Eric W. Biederman ebiederman at lnxi.com
Thu Apr 17 16:17:00 CEST 2003


ron minnich <rminnich at lanl.gov> writes:

> On 17 Apr 2003, Eric W. Biederman wrote:
> 
> > But regardless the basic question is does putting a jffs2 filesystem on
> > the flash start to sound like a good idea?  And doing things like
> > hard coding filenames or something into the LinuxBIOS code that looks
> > up information.
> 
> seems ok at first glance.
> 
> > I'm just playing with ideas at this point.  And the real question is
> > how to put the information on the flash.  Not what should be the content
> > of the individual files.  So S-expr is hopefully irrelevant to this bit
> > of conversation.  I have yet to be convinced a self describing format
> > does not have unfortunate size overheads.
> 
> Yes, but: isn't a file system in some sense an attempt to get a 
> self-describing format?

O.k. Lets try describing this another way:
- A filesystem is needed so the data is
  1) To handle the strangeness of flash chips.
  2) Self describing at least on a course level.

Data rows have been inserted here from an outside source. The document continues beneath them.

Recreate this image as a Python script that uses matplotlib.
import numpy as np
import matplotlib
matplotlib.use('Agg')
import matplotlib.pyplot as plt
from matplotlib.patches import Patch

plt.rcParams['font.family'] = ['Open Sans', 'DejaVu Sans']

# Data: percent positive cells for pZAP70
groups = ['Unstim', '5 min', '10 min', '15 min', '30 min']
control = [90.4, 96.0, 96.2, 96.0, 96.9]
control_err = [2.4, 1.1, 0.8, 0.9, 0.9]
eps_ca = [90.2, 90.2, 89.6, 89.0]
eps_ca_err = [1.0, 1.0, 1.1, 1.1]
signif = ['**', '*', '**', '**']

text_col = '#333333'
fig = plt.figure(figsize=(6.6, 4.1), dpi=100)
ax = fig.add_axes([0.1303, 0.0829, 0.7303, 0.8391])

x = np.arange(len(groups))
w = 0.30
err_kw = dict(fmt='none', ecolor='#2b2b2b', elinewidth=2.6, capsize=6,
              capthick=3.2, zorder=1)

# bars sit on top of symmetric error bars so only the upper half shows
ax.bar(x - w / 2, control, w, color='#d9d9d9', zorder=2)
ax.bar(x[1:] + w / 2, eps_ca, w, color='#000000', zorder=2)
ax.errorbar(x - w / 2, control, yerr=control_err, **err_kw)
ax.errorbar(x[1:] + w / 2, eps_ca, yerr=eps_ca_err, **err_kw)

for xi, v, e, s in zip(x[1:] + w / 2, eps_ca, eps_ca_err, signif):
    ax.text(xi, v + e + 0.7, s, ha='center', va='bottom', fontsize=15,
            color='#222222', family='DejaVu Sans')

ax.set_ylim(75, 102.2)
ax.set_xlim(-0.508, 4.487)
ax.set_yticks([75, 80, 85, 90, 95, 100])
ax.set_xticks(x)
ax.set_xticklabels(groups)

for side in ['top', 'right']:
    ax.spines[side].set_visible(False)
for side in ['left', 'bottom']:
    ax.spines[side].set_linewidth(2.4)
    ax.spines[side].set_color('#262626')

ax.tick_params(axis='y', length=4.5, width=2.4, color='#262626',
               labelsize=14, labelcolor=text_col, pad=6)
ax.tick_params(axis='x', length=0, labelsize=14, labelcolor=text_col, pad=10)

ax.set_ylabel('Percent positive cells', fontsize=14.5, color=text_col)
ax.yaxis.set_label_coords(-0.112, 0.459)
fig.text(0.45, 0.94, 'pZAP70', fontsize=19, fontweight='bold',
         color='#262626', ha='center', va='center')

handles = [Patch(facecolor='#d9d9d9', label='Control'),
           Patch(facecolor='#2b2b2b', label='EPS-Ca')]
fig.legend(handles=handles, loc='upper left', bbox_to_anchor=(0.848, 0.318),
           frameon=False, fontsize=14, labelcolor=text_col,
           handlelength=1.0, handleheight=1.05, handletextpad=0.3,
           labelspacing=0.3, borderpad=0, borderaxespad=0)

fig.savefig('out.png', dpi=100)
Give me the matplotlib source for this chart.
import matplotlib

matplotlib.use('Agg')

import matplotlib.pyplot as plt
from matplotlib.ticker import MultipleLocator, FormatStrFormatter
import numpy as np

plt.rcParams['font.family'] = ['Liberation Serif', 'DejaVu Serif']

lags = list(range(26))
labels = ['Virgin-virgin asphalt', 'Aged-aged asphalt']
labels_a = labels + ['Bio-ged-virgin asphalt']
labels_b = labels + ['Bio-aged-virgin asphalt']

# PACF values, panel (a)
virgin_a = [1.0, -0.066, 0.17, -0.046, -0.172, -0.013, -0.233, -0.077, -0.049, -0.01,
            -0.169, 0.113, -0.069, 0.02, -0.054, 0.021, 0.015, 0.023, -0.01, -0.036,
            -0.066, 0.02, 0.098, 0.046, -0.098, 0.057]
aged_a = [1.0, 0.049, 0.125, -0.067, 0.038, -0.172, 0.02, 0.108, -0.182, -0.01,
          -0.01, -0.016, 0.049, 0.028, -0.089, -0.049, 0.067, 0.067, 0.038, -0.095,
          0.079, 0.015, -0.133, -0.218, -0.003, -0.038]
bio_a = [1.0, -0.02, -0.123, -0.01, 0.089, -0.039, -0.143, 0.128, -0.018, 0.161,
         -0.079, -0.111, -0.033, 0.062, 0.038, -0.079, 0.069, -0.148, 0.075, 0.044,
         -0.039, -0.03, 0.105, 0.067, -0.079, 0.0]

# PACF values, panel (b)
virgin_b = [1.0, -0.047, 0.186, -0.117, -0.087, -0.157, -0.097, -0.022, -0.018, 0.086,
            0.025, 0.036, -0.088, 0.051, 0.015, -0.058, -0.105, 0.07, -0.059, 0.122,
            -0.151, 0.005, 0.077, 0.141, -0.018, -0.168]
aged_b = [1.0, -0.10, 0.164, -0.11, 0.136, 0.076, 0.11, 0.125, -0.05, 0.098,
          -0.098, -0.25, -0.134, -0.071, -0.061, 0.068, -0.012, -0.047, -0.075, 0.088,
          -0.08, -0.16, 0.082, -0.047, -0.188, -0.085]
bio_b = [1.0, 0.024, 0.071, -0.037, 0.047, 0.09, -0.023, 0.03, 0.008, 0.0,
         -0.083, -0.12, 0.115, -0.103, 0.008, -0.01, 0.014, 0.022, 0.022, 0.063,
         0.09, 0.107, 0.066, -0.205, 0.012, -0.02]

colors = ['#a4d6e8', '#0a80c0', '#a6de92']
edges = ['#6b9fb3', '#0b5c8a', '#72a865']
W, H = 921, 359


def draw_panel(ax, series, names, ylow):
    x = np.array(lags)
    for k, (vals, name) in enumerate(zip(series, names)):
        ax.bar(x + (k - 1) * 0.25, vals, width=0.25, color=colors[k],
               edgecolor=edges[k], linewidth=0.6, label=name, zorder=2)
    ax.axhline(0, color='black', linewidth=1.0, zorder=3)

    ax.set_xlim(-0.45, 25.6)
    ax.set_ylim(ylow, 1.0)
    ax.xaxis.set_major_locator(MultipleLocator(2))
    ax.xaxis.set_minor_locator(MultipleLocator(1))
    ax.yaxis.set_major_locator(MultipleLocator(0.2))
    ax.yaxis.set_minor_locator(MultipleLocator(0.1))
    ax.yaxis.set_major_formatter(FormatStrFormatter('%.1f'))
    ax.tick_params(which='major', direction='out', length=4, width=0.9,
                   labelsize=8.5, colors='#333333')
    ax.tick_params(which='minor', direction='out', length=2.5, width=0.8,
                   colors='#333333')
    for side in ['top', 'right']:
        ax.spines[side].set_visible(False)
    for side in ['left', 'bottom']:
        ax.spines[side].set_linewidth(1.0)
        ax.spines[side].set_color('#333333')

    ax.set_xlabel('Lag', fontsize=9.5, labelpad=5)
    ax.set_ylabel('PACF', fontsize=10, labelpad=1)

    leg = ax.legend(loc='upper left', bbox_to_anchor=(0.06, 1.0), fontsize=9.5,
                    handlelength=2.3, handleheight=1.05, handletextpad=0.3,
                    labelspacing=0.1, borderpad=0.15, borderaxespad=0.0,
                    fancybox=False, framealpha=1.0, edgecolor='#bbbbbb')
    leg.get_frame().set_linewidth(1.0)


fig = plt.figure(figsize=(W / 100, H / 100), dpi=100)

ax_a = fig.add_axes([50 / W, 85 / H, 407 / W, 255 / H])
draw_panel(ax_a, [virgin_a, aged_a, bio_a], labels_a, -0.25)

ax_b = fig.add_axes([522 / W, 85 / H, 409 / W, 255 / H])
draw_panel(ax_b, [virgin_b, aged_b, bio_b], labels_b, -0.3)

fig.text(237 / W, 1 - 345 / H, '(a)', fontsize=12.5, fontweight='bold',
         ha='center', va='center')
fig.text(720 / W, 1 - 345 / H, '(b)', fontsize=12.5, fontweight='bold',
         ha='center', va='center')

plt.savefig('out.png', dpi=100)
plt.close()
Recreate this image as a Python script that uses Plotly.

For the CMOS I keep the data described in the LinuxBIOS table,
with the actual data being stored out of line.

In some instances a binary only representation is better
because the value can be directly used.

So if we are already self describing at the fs level do we need S-exprs?

In any event it is important that someplace you define what all of the kinds
of data are and what they mean.

And beyond that I think size and simplicity are important.  Not so
important that we paint ourselves into a corner. But important enough
that we keep a close eye on what we are doing.